Zum 30. Geburtstag war das SO36 in seinem Bestehen bedroht; ein Nachbar hatte auf Lärmbelästigung geklagt. In jedem zweiten Laden in der Oranienstraße hing ein solidarisches „SO36 bleibt“-Plakat; Soliveranstaltungen, wie ein Konzert mit den „Toten Hosen“ fanden statt. „Der Veranstaltungsort symbolisiert Kreuzberg, seinen widerständigen Charme, seine Offenheit, wie kein anderer Ort im Kiez“, hieß es in der taz. Eine Mauer, ein „akustischer Schutzwall“ zwischen dem SO und dem angrenzenden Mietshaus, rettete schließlich den Veranstaltungsort. Einen Teil der Kosten für diese Mauer - fast 100.000 € - übernahm der Senat, denn das „SO36 steht für kulturelle und interkulturelle Vielfalt und schafft einen Mehrwert an Lebensqualität in Kreuzberg“, begründete die Senatsverwaltung für Stadtentwicklung die Entscheidung.

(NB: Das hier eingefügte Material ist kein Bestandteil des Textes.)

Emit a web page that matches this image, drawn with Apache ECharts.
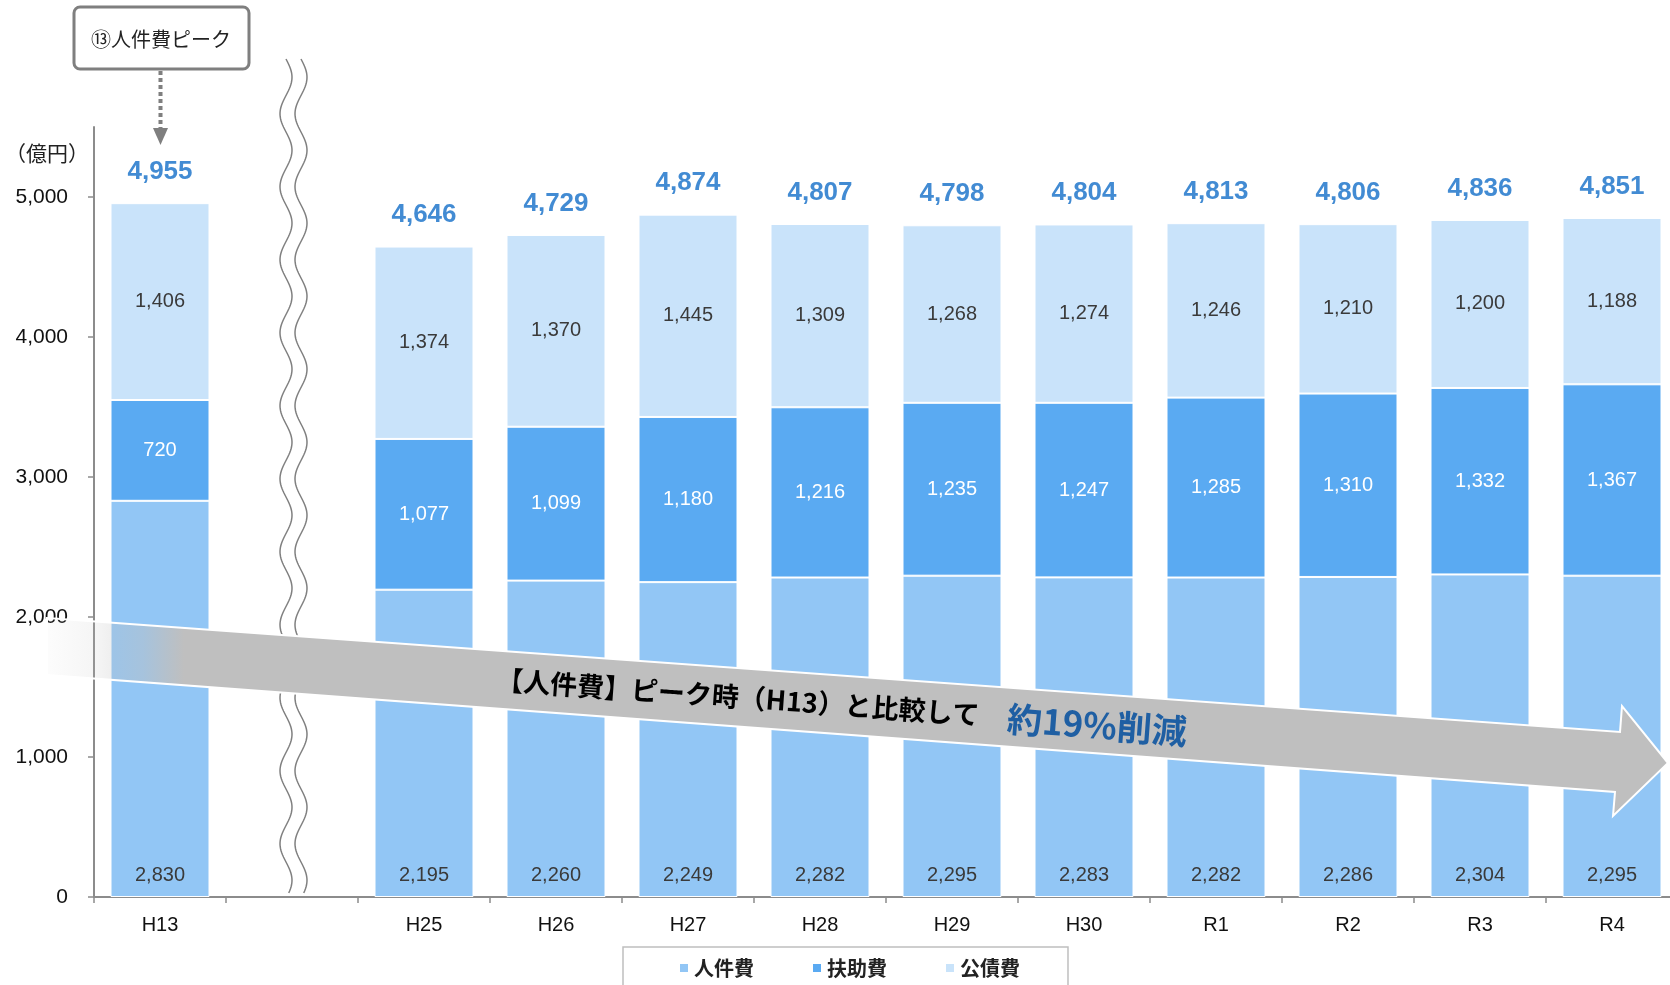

Vor vier Jahren, nach einem Konzert der berühmten Punkband „Slime“ hatte das SO noch einmal an seine Gründerjahre erinnert. 100 Leute hatten in der Oranienstraße randaliert und Polizisten mit Flaschen und Steinen beworfen. Mittlerweile scheint das Bestehen des SO36 gesichert. Der 36. Geburtstag wird mit einer Festwoche und vielen Veranstaltungen begangen. Was als Punklegende - „no future - now!“ - begann, wird nun wohl ewig währen.